OSKAR HOLWECK
DIE ESSENZ EINES MATERIALS

17 May 2024 – 29 June 2024

Oskar Holweck, who would have turned 100 years old this year, is not only regarded in professional circles as the ‘Pioneer of Paper Art in Europe’ (Britta Kuth). Born in 1924 in St. Ingbert, Saarland, few artists have explored paper as an artistic material as consistently and persistently as he has. Holweck’s main concern is to ‘extract forms of its own kind from the material’ by expressing the effects of light on surfaces, in cavities, and through the properties of materials. His artistic methods seem almost limitless, ranging from bending, folding, crumpling, creasing, pressing, compressing, stretching, incising, piercing, tearing, cutting, gluing, tapping, pounding, drilling, sawing, to singeing, heating, and burning.

His work is characterized by ‘the diversity of formal discoveries that emerge from a consciously limited and controlled basis’ (Hans-Peter Riese). Holweck subjects paper to a process of destruction, enabling him to transform it into ever-new material states where the fascinating interplay of light and shadow can unfold. This is underscored by his focus on the white color of the paper, bringing out the materiality of the paper itself.

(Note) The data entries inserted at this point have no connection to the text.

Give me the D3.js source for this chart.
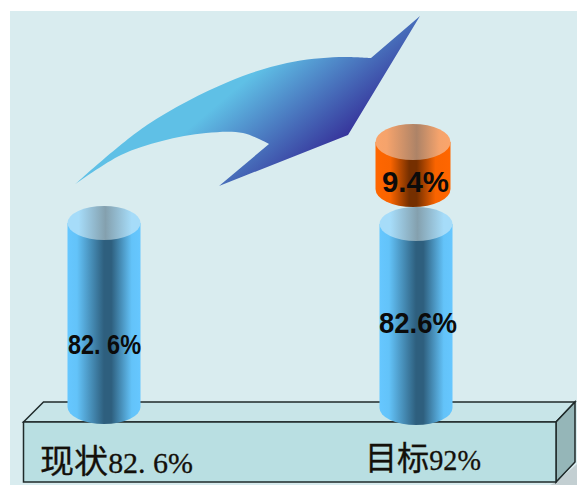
<!DOCTYPE html>
<html>
<head>
<meta charset="utf-8">
<script src="https://cdn.jsdelivr.net/npm/d3@7"></script>
<style>
html, body { margin: 0; padding: 0; background: #fff; }
svg { display: block; }
</style>
</head>
<body>
<div id="chart"></div>
<script>
var categories = ["现状", "目标"];
var baseValues = [82.6, 82.6];
var baseLabels = ["82. 6%", "82.6%"];
var gapValues = [9.4];
var gapLabels = ["9.4%"];
var footValues = ["82. 6%", "92%"];

var width = 577, height = 485;

var svg = d3.select("#chart").append("svg")
    .attr("width", width)
    .attr("height", height);

var defs = svg.append("defs");

// horizontal shading for the cylinders
function shade(id, stops) {
    var g = defs.append("linearGradient").attr("id", id)
        .attr("x1", 0).attr("x2", 1).attr("y1", 0).attr("y2", 0);
    stops.forEach(s => g.append("stop").attr("offset", s[0]).attr("stop-color", s[1]));
}
shade("blueSide", [[0, "#66c7ff"], [0.13, "#63c3f9"], [0.5, "#2e5f7e"], [0.6, "#2e5f7e"], [0.88, "#63c3f9"], [1, "#66c7ff"]]);
shade("blueTop", [[0, "#a6dcf9"], [0.15, "#a6dcf9"], [0.52, "#84a0ae"], [0.88, "#a6dcf9"], [1, "#a6dcf9"]]);
shade("orangeSide", [[0, "#ff6600"], [0.2, "#f96400"], [0.45, "#752f00"], [0.55, "#752f00"], [0.8, "#f96400"], [1, "#ff6600"]]);
shade("orangeTop", [[0, "#faa56b"], [0.15, "#f5a36c"], [0.55, "#ad8367"], [0.85, "#f5a36c"], [1, "#faa56b"]]);

var arrowFill = defs.append("linearGradient").attr("id", "arrowFill")
    .attr("gradientUnits", "userSpaceOnUse")
    .attr("x1", 142).attr("y1", 168).attr("x2", 213).attr("y2", 252);
arrowFill.append("stop").attr("offset", 0).attr("stop-color", "#5fc0e6");
arrowFill.append("stop").attr("offset", 1).attr("stop-color", "#36329a");

// background panel
svg.append("rect")
    .attr("x", 10).attr("y", 11)
    .attr("width", width - 10).attr("height", height - 11)
    .attr("fill", "#d9ecef");

// arrow
var line = d3.line().curve(d3.curveCatmullRom.alpha(0.5));
var upperEdge = [[75.5, 184], [147, 125], [228, 82], [287, 63], [339, 57], [371, 58]];
var lowerEdge = [[269, 144], [243, 133], [206, 133], [162, 141], [121, 155], [75.5, 184]];
svg.append("path")
    .attr("d", line(upperEdge) + "L420,16L348,135L219,186L" + line(lowerEdge).slice(1) + "Z")
    .attr("fill", "url(#arrowFill)");

// platform
var platformStroke = "#1f2a2a";
svg.append("path")
    .attr("d", "M556,482L577,464L577,485L550,485Z")
    .attr("fill", "#c3cfd2");
svg.append("path")
    .attr("d", "M23.5,422L43.5,402L575,402L556,422Z")
    .attr("fill", "#c8e5e8").attr("stroke", platformStroke).attr("stroke-width", 1.5);
svg.append("path")
    .attr("d", "M556,422L575,402L575,462L556,482Z")
    .attr("fill", "#95b6b8").attr("stroke", platformStroke).attr("stroke-width", 1.5);
svg.append("rect")
    .attr("x", 23.5).attr("y", 422).attr("width", 532.5).attr("height", 60)
    .attr("fill", "#b9dfe2").attr("stroke", platformStroke).attr("stroke-width", 1.5);

// the drawing is not to scale: the small segment gets more height
var x = d3.scalePoint().domain(categories).range([104, 416]);
var h = d3.scaleLinear().domain([0, 9.4, 82.6]).range([0, 47, 184]);

function cylinder(cx, bottom, barHeight, rx, ry, side, top) {
    var g = svg.append("g");
    var topY = bottom - barHeight;
    g.append("path")
        .attr("d", `M${cx - rx},${topY}L${cx - rx},${bottom}A${rx},${ry} 0 0 0 ${cx + rx},${bottom}L${cx + rx},${topY}Z`)
        .attr("fill", `url(#${side})`);
    g.append("ellipse")
        .attr("cx", cx).attr("cy", topY)
        .attr("rx", rx).attr("ry", ry)
        .attr("fill", `url(#${top})`);
}

categories.forEach((c, i) => {
    cylinder(x(c), 407 + i, h(baseValues[i]), 36.5, 17, "blueSide", "blueTop");
});

// 目标 gets the extra piece floating above it
var extraBottom = 189;
cylinder(x(categories[1]) - 3, extraBottom, h(gapValues[0]), 37.5, 18, "orangeSide", "orangeTop");

var sans = "'Liberation Sans', 'Noto Sans CJK SC', sans-serif";
var serif = "'Liberation Serif', 'Noto Sans CJK SC', serif";

function label(txt, xPos, yPos, len, size) {
    svg.append("text")
        .attr("x", xPos).attr("y", yPos)
        .attr("textLength", len)
        .attr("lengthAdjust", "spacingAndGlyphs")
        .attr("font-family", sans)
        .attr("font-size", size)
        .attr("font-weight", "bold")
        .attr("fill", "#0b0b0b")
        .text(txt);
}

label(baseLabels[0], 68, 354, 73, 28);
label(baseLabels[1], 379, 333, 78, 30);
label(gapLabels[0], 382, 192, 67, 29);

// labels on the platform front: category name, then the number
function footLabel(name, value, xPos, yPos, len) {
    var t = svg.append("text")
        .attr("x", xPos).attr("y", yPos)
        .attr("textLength", len)
        .attr("lengthAdjust", "spacingAndGlyphs")
        .attr("font-family", serif)
        .attr("fill", "#14100a")
        .attr("stroke", "#14100a")
        .attr("stroke-width", 0.3);
    t.append("tspan").attr("font-size", 33).text(name);
    t.append("tspan").attr("font-size", 29).text(value);
}

footLabel(categories[0], footValues[0], 40, 473, 153);
footLabel(categories[1], footValues[1], 365, 470, 116);
</script>
</body>
</html>
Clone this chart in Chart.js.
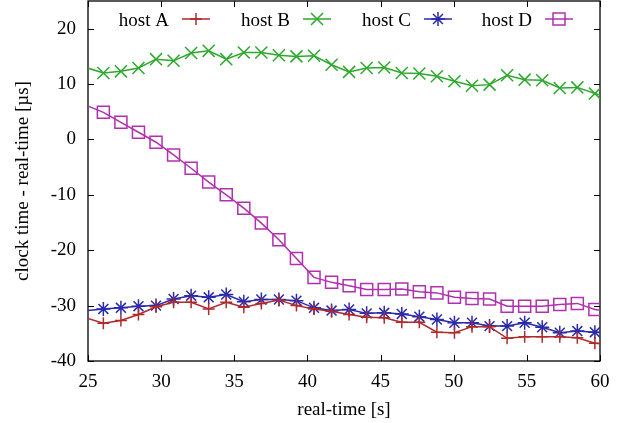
<!DOCTYPE html>
<html>
<head>
<meta charset="utf-8">
<script src="https://cdn.jsdelivr.net/npm/chart.js@4.4.1/dist/chart.umd.min.js"></script>
<style>
  html, body { margin: 0; padding: 0; background: #fff; }
</style>
</head>
<body>
<canvas id="chart" width="624" height="423"></canvas>
<script>
  // sample times (s); first and last sit just outside the plotted range
  const realTime = [24.85, 26.05, 27.25, 28.45, 29.65, 30.85, 32.05, 33.25, 34.45, 35.65,
    36.85, 38.05, 39.25, 40.45, 41.65, 42.85, 44.05, 45.25, 46.45, 47.65,
    48.85, 50.05, 51.25, 52.45, 53.65, 54.85, 56.05, 57.25, 58.45, 59.65, 60.85];

  const hostA = [-32.2, -33.2, -32.7, -31.6, -30.2, -29.4, -29.4, -30.6, -29.4, -30.3,
    -29.6, -29.0, -30.0, -30.6, -31.0, -31.6, -32.1, -32.2, -33.0, -33.0,
    -34.8, -34.9, -33.8, -33.8, -35.9, -35.6, -35.6, -35.6, -35.8, -36.8, -37.1];
  const hostB = [13.0, 12.0, 12.3, 12.9, 14.5, 14.2, 15.6, 16.0, 14.5, 15.7,
    15.7, 15.2, 15.0, 15.1, 13.5, 12.2, 12.9, 13.0, 12.0, 11.9,
    11.4, 10.5, 9.7, 9.9, 11.6, 10.8, 10.7, 9.3, 9.4, 8.3, 7.4];
  const hostC = [-30.9, -30.6, -30.4, -30.1, -30.0, -28.8, -28.2, -28.5, -28.0, -29.3,
    -28.9, -28.9, -29.1, -30.4, -30.9, -30.7, -31.4, -31.3, -31.5, -32.0,
    -32.5, -33.1, -33.1, -33.7, -33.7, -33.1, -33.9, -34.9, -34.6, -34.8, -35.0];
  const hostD = [6.2, 4.9, 3.1, 1.3, -0.5, -2.8, -5.2, -7.7, -10.0, -12.4,
    -15.1, -18.1, -21.5, -24.9, -25.8, -26.4, -27.1, -27.1, -27.0, -27.5,
    -27.7, -28.5, -28.7, -28.8, -30.1, -30.1, -30.1, -29.8, -29.6, -30.7, -31.2];

  const seriesNames = ['host A', 'host B', 'host C', 'host D'];
  const xTicks = [25, 30, 35, 40, 45, 50, 55, 60];
  const yTicks = [-40, -30, -20, -10, 0, 10, 20];

  const X_MIN = 25, X_MAX = 60, Y_MIN = -40, Y_MAX = 25;
  const FONT = { family: '"Liberation Serif", "DejaVu Serif", serif', size: 19 };
  const colors = ['#b02a2a', '#2ea82e', '#2a2aaa', '#b030b0'];
  const markers = ['cross', 'crossRot', 'star', 'rect'];
  const markerRadius = [6, 8.5, 7, 8.5];

  function drawMarker(ctx, style, r, x, y) {
    ctx.beginPath();
    if (style === 'cross' || style === 'star') {
      ctx.moveTo(x, y - r); ctx.lineTo(x, y + r);
      ctx.moveTo(x - r, y); ctx.lineTo(x + r, y);
    }
    if (style === 'crossRot' || style === 'star') {
      const d = r * Math.SQRT1_2;
      ctx.moveTo(x - d, y - d); ctx.lineTo(x + d, y + d);
      ctx.moveTo(x - d, y + d); ctx.lineTo(x + d, y - d);
    }
    if (style === 'rect') {
      const s = r * Math.SQRT1_2;
      ctx.rect(x - s, y - s, 2 * s, 2 * s);
    }
    ctx.stroke();
  }

  // gnuplot-like box with inward ticks on all four sides, plus the key
  const framePlugin = {
    id: 'frame',
    beforeDatasetsDraw(chart) {
      const { ctx, chartArea: a, scales: { x, y } } = chart;
      const TL = 6;
      ctx.save();
      ctx.strokeStyle = '#000';
      ctx.lineWidth = 1;
      ctx.beginPath();
      xTicks.forEach((v) => {
        const px = Math.round(x.getPixelForValue(v)) + 0.5;
        ctx.moveTo(px, a.bottom); ctx.lineTo(px, a.bottom - TL);
        ctx.moveTo(px, a.top); ctx.lineTo(px, a.top + TL);
      });
      yTicks.forEach((v) => {
        const py = Math.round(y.getPixelForValue(v)) + 0.5;
        ctx.moveTo(a.left, py); ctx.lineTo(a.left + TL, py);
        ctx.moveTo(a.right, py); ctx.lineTo(a.right - TL, py);
      });
      ctx.stroke();
      ctx.lineWidth = 1.3;
      ctx.strokeRect(a.left, a.top, a.right - a.left, a.bottom - a.top);
      ctx.restore();
    },
    afterDatasetsDraw(chart) {
      const { ctx } = chart;
      ctx.save();
      ctx.font = `${FONT.size}px ${FONT.family}`;
      ctx.textAlign = 'right';
      ctx.textBaseline = 'alphabetic';
      seriesNames.forEach((name, i) => {
        const textRight = 169 + 121 * i;
        const ly = 19;
        ctx.fillStyle = '#000';
        ctx.fillText(name, textRight, 26);
        ctx.strokeStyle = colors[i];
        ctx.lineWidth = 1.5;
        ctx.beginPath();
        ctx.moveTo(textRight + 13, ly); ctx.lineTo(textRight + 41, ly);
        ctx.stroke();
        drawMarker(ctx, markers[i], markerRadius[i], textRight + 27, ly);
      });
      ctx.restore();
    },
  };

  const seriesValues = [hostA, hostB, hostC, hostD];
  const datasets = seriesValues.map((values, i) => ({
    label: seriesNames[i],
    data: realTime.map((t, k) => ({ x: t, y: values[k] })),
    borderColor: colors[i],
    backgroundColor: 'rgba(0,0,0,0)',
    borderWidth: 1.5,
    tension: 0,
    pointStyle: markers[i],
    pointRadius: (c) => {
      const v = c.raw && c.raw.x;
      return v < X_MIN || v > X_MAX ? 0 : markerRadius[i];
    },
    pointBorderWidth: 1.5,
    pointBorderColor: colors[i],
    pointBackgroundColor: 'rgba(0,0,0,0)',
    clip: 0,
  }));

  new Chart(document.getElementById('chart'), {
    type: 'line',
    data: { datasets },
    options: {
      responsive: false,
      animation: false,
      devicePixelRatio: 1,
      layout: { padding: { top: 1, right: 24, left: 0, bottom: 0 } },
      plugins: { legend: { display: false }, tooltip: { enabled: false } },
      scales: {
        x: {
          type: 'linear',
          min: X_MIN,
          max: X_MAX,
          afterBuildTicks: (s) => { s.ticks = xTicks.map((v) => ({ value: v })); },
          afterFit: (s) => {
            s.height = 62;
            s.paddingLeft = 0; s.paddingRight = 0;
          },
          grid: { display: false, drawTicks: false },
          border: { display: false },
          ticks: { font: FONT, color: '#000', padding: 10, maxRotation: 0, autoSkip: false },
          title: { display: true, text: 'real-time [s]', font: FONT, color: '#000', padding: { top: 0, bottom: 2 } },
        },
        y: {
          type: 'linear',
          min: Y_MIN,
          max: Y_MAX,
          afterBuildTicks: (s) => { s.ticks = yTicks.map((v) => ({ value: v })); },
          afterFit: (s) => {
            s.width = 88;
            s.paddingTop = 0; s.paddingBottom = 0;
          },
          grid: { display: false, drawTicks: false },
          border: { display: false },
          ticks: { font: FONT, color: '#000', padding: 12, autoSkip: false },
          title: { display: true, text: 'clock time - real-time [µs]', font: FONT, color: '#000', padding: { top: 12, bottom: 0 } },
        },
      },
    },
    plugins: [framePlugin],
  });
</script>
</body>
</html>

Holweck’s work revolves around ‘the exploration of the visible and the making visible of states of being – about seeing and being able to see.’ It involves the perception of minimal differences, as conceptual as his approach may be and as often as he works in series, each of his works differs due to manual processing in the details, giving each work its own aura.

Holweck, who studied in Saarbrücken and Paris, began his artistic career with expressive ink drawings rooted in Informel. However, by the late 1950s, he was creating conceptual ink works where paper no longer served merely as a support but as an equal partner to ink – and even paper reliefs in 1958. Since then, Holweck has consistently explored the possibilities of paper as a material.
Later, he expanded his repertoire from relief to book objects, creating objects up to 1.80 meters high between 1972 and 1987. Despite using deconstruction techniques, he developed ‘organic forms that seem to testify to growth and blossoming’ from specially produced, unprinted books made of standard typewriter paper (Dr. Simone Schimpf). These powerful, energetic objects vividly demonstrate the plastic possibilities of paper to the viewer.

His affiliation with the ZERO group is unmistakable, and it was logical that he was invited to almost all important Zero exhibitions from 1958 to 1966 during the active period of the ZERO group. Since then, his works have been shown in over 400 exhibitions in Europe and the USA. Although invited to documenta in 1959 and 1972, he declined both times for personal reasons. His works are found in numerous international museums and private collections.

In addition to his own artistic work, Oskar Holweck was also involved in teaching. As head of the basic teaching class at the State School of Arts and Crafts in Saarbrücken (1956-1972) and as head of design theory in the design department at the University of Fine Arts Saar (professorship 1972-1956), he built on the principles of Josef Albers and translated Bauhaus teaching into the situation of his present. Holweck developed a sensual and conceptual systematization of the basic principles of art teaching as a grammar of human sensory ability, based on phenomenological investigations of perception (Institute for Contemporary Art, Saarlouis).

Oskar Holweck passed away in 2007, highly honored. To this day, his work and teaching influence numerous artists, including paper artists Katharina Hinsberg, Leonie Mertes, and Anja Glajcer.